Alex Callinicos, Professor für Europastudien am King‘s College London, schrieb auf seinem X-Account Folgendes über die Erklärung von Habermas und seinen Kollegen: „Diese Verteidigung seitens Habermas und Kollegen, nicht von Israel im Abstrakten, sondern von den Handlungen der rassistischen, rechtsextremen Netanjahu-Regierung, ist ein gutes Beispiel dafür, wie ‚normative Ordnungen‘ von jeglicher Betrachtung der Fakten losgelöst werden können. Die Philosophen wissen einfach, ohne sich die Mühe zu machen zu erklären, woher sie das Wissen darüber haben, dass es die Hamas ist, die Gräueltaten begeht, und dass Israel keine „völkermörderischen Absichten“ hegt, obwohl seine Minister diese immer wieder beteuern. Die Kritische Theorie ist offiziell tot.“ (Aus dem Englischen ins Deutsche übersetzt vom Autor)

Callinicos‘ Beitrag ist kein Zufall, sondern ein Beispiel für die wenigen gewissenhaften und objektiven Akademiker im Westen. Die westlichen Intellektuellen versuchen, die Schuld der Vergangenheit durch Schweigen zu begleichen.

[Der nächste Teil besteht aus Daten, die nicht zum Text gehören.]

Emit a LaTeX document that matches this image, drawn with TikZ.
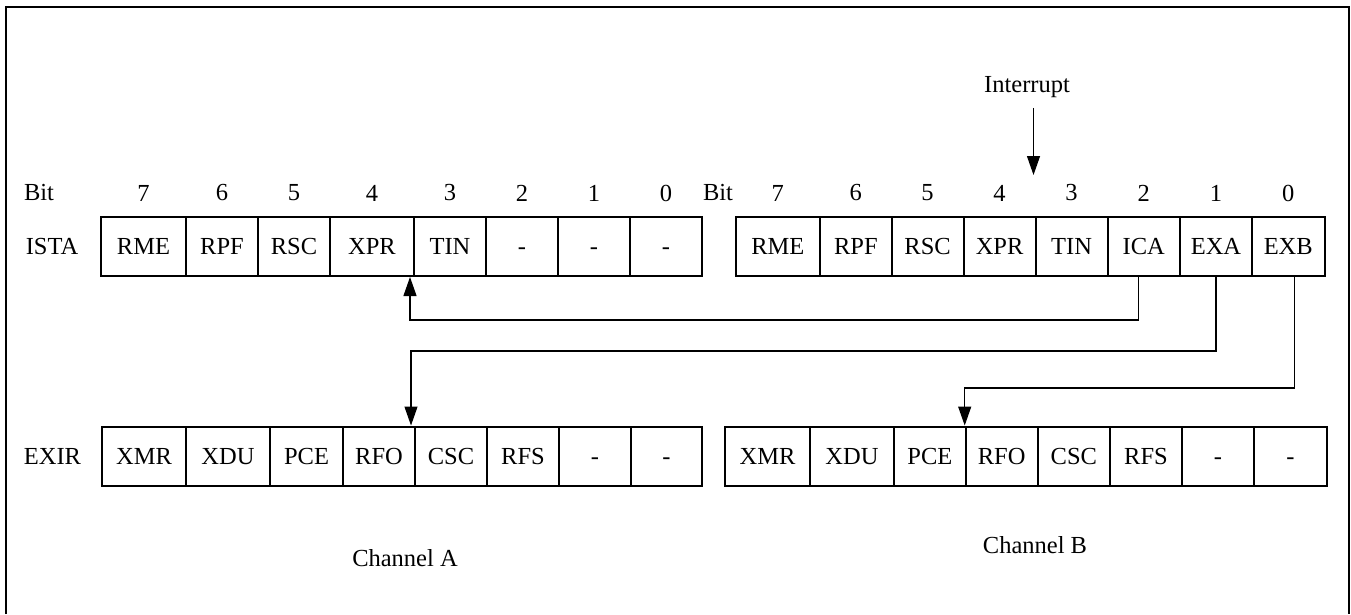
\documentclass[tikz,border=0pt]{standalone}
\usepackage{fontspec}
\setmainfont{Liberation Serif}
\usetikzlibrary{arrows.meta}

\begin{document}
\begin{tikzpicture}[x=1pt,y=-1pt,
    every node/.style={font=\fontsize{24.5}{29}\selectfont, inner sep=0pt},
    cell/.style={draw, line width=2pt, minimum height=59pt, text height=16.5pt, text depth=0pt},
    sig/.style={line width=1.2pt, -{Triangle[length=19pt,width=13pt]}}]
  \useasboundingbox (0,0) rectangle (1351,614);
  % frame, open at the bottom
  \draw[line width=2pt] (6,614) -- (6,7) -- (1349,7) -- (1349,614);

  % ISTA, channel A
  \node at (39,193){Bit};
  \node at (52,246.5){ISTA};
  \foreach \l/\r/\t/\b in {101/186/RME/7, 186/258/RPF/6, 258/330/RSC/5, 330/414/XPR/4,
                           414/486/TIN/3, 486/558/-/2, 558/630/-/1, 630/702/-/0}{
    \node[cell, minimum width={(\r-\l)*1pt}] (ia\b) at ({(\l+\r)/2},246.5) {\t};
    \node at ({(\l+\r)/2},193) {\b};
  }

  % ISTA, channel B
  \node at (718,193){Bit};
  \foreach \l/\r/\t/\b in {735.7/820/RME/7, 820/891.7/RPF/6, 891.7/963.5/RSC/5, 963.5/1035.7/XPR/4,
                           1035.7/1107.5/TIN/3, 1107.5/1180/ICA/2, 1180/1252/EXA/1, 1252/1324.5/EXB/0}{
    \node[cell, minimum width={(\r-\l)*1pt}] (ib\b) at ({(\l+\r)/2},246.5) {\t};
    \node at ({(\l+\r)/2},193) {\b};
  }

  % EXIR, both channels
  \node at (52.5,456){EXIR};
  \foreach \l/\r/\t/\b in {102/186/XMR/7, 186/270/XDU/6, 270/343/PCE/5, 343/415/RFO/4,
                           415/487/CSC/3, 487/559/RFS/2, 559/631/-/1, 631/702/-/0}
    \node[cell, minimum width={(\r-\l)*1pt}] (ea\b) at ({(\l+\r)/2},456) {\t};
  \foreach \l/\r/\t/\b in {725/810/XMR/7, 810/894/XDU/6, 894/965.7/PCE/5, 965.7/1037.7/RFO/4,
                           1037.7/1110/CSC/3, 1110/1182/RFS/2, 1182/1254/-/1, 1254/1327/-/0}
    \node[cell, minimum width={(\r-\l)*1pt}] (eb\b) at ({(\l+\r)/2},456) {\t};

  \node (chA) at (405,558){Channel A};
  \node (chB) at (1035,545){Channel B};

  % interrupt line
  \node (irq) at (1027,87){Interrupt};
  \coordinate (irqtip) at (1033.5,175);
  \draw[sig] (irq.south -| irqtip) ++(0,10) -- (irqtip);

  % ICA, EXA, EXB
  \draw[sig] ([xshift=-5pt]ib2.south) -- ++(0,43) -| ([xshift=-5pt]ia4.south east);
  \draw[sig] (ib1.south) -- ++(0,74) -| ([xshift=-5pt]ea4.north east);
  \draw[sig] ([xshift=6pt]ib0.south) -- ++(0,111) -| (eb4.north west);
\end{tikzpicture}
\end{document}
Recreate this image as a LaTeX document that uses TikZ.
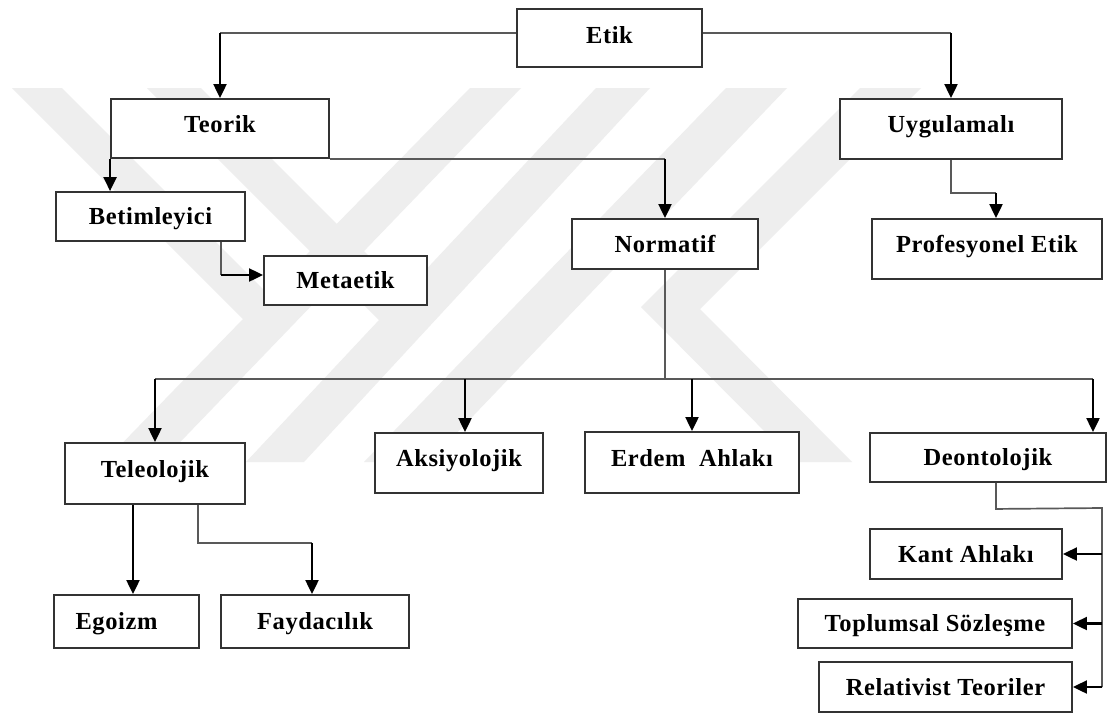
\documentclass[tikz,border=0pt]{standalone}
\usepackage{fontspec}
\setmainfont{Liberation Serif}[LetterSpace=2.5]
\usetikzlibrary{arrows.meta}
\definecolor{wm}{RGB}{238,238,238}
\tikzset{
  box/.style={draw=black!80, line width=1.9pt, fill=white, rectangle, inner sep=0pt,
    text height=16pt, text depth=0pt, font=\fontsize{24.5}{28}\selectfont\bfseries},
  conn/.style={draw=black!65, line width=1.7pt},
  arr/.style={draw=black, line width=2.2pt, -{Triangle[length=14pt,width=13pt]}}
}
\begin{document}
\begin{tikzpicture}[x=1pt,y=-1pt]
\useasboundingbox (0,0) rectangle (1108,713);
\fill[white] (0,0) rectangle (1108,713);
% watermark
\fill[wm] (12,88) -- (62,88) -- (268,294) -- (470,88) -- (521,88) -- (161,462) -- (104,462) -- (243,319) -- cycle;
\fill[wm] (147,88) -- (201,88) -- (405,292) -- (596,88) -- (650,88) -- (304,462) -- (246,462) -- (379,320) -- cycle;
\fill[wm] (726,88) -- (787,88) -- (429,462) -- (364,462) -- cycle;
\fill[wm] (860,88) -- (921,88) -- (700,309) -- (852,462) -- (795,462) -- (641,307) -- cycle;
% nodes
\node[box, minimum width=185pt, minimum height=58pt] (etik) at (609.5,38) {\raisebox{3pt}{Etik}};
\node[box, minimum width=218pt, minimum height=59pt] (teorik) at (220,128.5) {\raisebox{4.5pt}{Teorik}};
\node[box, minimum width=222pt, minimum height=60pt] (uyg) at (951,129) {\raisebox{5pt}{Uygulamalı}};
\node[box, minimum width=189pt, minimum height=49pt] (betim) at (150.5,216.5) {Betimleyici};
\node[box, minimum width=186pt, minimum height=50pt] (normatif) at (665,244) {Normatif};
\node[box, minimum width=163pt, minimum height=49pt] (metaetik) at (345.5,280.5) {Metaetik};
\node[box, minimum width=230pt, minimum height=60pt] (prof) at (987,249) {\raisebox{5pt}{Profesyonel Etik}};
\node[box, minimum width=180pt, minimum height=61pt] (teleo) at (155,473.5) {\raisebox{4.5pt}{Teleolojik}};
\node[box, minimum width=168pt, minimum height=60pt] (aksi) at (459,463) {\raisebox{5pt}{Aksiyolojik}};
\node[box, minimum width=214pt, minimum height=61pt] (erdem) at (692,462.5) {\raisebox{4.5pt}{Erdem\ \ Ahlakı}};
\node[box, minimum width=236pt, minimum height=49pt] (deont) at (988,457.5) {Deontolojik};
\node[box, minimum width=192pt, minimum height=50pt] (kant) at (966,554) {Kant Ahlakı};
\node[box, minimum width=274pt, minimum height=49pt] (topl) at (935,623.5) {Toplumsal Sözleşme};
\node[box, minimum width=253pt, minimum height=50pt] (rel) at (945.5,687) {Relativist Teoriler};
\node[box, minimum width=145pt, minimum height=53pt] (egoizm) at (126.5,621.5) {Egoizm\hspace*{20pt}};
\node[box, minimum width=188pt, minimum height=53pt] (fayd) at (315,621.5) {Faydacılık};
% connectors
\coordinate (eL) at ([yshift=5pt]etik.west);
\coordinate (eR) at ([yshift=5pt]etik.east);
\draw[conn] (eL) -- (eL -| teorik.north);
\draw[arr] (eL -| teorik.north) -- (teorik.north);
\draw[conn] (eR) -- (eR -| uyg.north);
\draw[arr] (eR -| uyg.north) -- (uyg.north);
\draw[arr] (teorik.south west) -- (teorik.south west |- betim.north);
\draw[conn] (teorik.south east) -- (teorik.south east -| normatif.north);
\draw[arr] (teorik.south east -| normatif.north) -- (normatif.north);
\coordinate (b1) at ([xshift=70.5pt]betim.south);
\coordinate (b2) at ([yshift=5.5pt]metaetik.west);
\draw[conn] (b1) -- (b1 |- b2);
\draw[arr] (b1 |- b2) -- (b2);
\coordinate (u1) at ([yshift=-33pt]uyg.south);
\coordinate (p1) at ([xshift=9pt]prof.north);
\draw[conn] (uyg.south) -- (u1) -- (u1 -| p1);
\draw[arr] (u1 -| p1) -- (p1);
\coordinate (busL) at (155,379);
\coordinate (busR) at (1093,379);
\draw[conn] (normatif.south) -- (normatif.south |- busL);
\draw[conn] (busL) -- (busR);
\draw[arr] (busL) -- (teleo.north);
\coordinate (a1) at ([xshift=6pt]aksi.north);
\draw[arr] (a1 |- busL) -- (a1);
\draw[arr] (erdem.north |- busL) -- (erdem.north);
\draw[arr] (busR) -- (busR |- deont.north);
\coordinate (g1) at ([xshift=6.5pt]egoizm.north);
\draw[arr] (g1 |- teleo.south) -- (g1);
\coordinate (t1) at ([xshift=43pt]teleo.south);
\coordinate (t2) at ([yshift=-38pt]t1);
\coordinate (f1) at ([xshift=-3pt]fayd.north);
\draw[conn] (t1) -- (t2) -- (t2 -| f1);
\draw[arr] (t2 -| f1) -- (f1);
\coordinate (s1) at ([xshift=8pt]deont.south);
\coordinate (s2) at ([yshift=-26pt]s1);
\coordinate (rail) at (1102,508);
\draw[conn] (s1) -- (s2) -- (rail) -- (rail |- rel.east);
\draw[arr] (rail |- kant.east) -- (kant.east);
\draw[arr] (rail |- topl.east) -- (topl.east);
\draw[arr] (rail |- rel.east) -- (rel.east);
\end{tikzpicture}
\end{document}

Der Unterschied zwischen Israel und den Juden

Habermas und seine Kollegen haben tatsächlich einen Grund, den sie vor uns verbergen, und führen eine Wahrnehmungsoperation durch: die Unantastbarkeit Israels sicherstellen. Dabei handelt es sich jedoch um einen Staat. Einer von etwa 200 anderen Staaten auf der Welt. Das Judentum und der Staat Israel sind zwei verschiedene Dinge. Habermas verteidigt jede Politik Israels, um die Schulden seiner eigenen Generation zu begleichen. An vielen Orten auf der Welt fordern viele Juden, dass der Staat Israel seine Angriffe gegen die Palästinenser einstellt, und kritisieren Israel. Es gibt eine Tatsache, die sowohl Intellektuelle als auch alle Menschen heute akzeptieren müssen: Die Lehren aus dem Holocaust bestehen nicht darin, zuzusehen, wie die Palästinenser aus ihrem Land vertrieben oder getötet werden.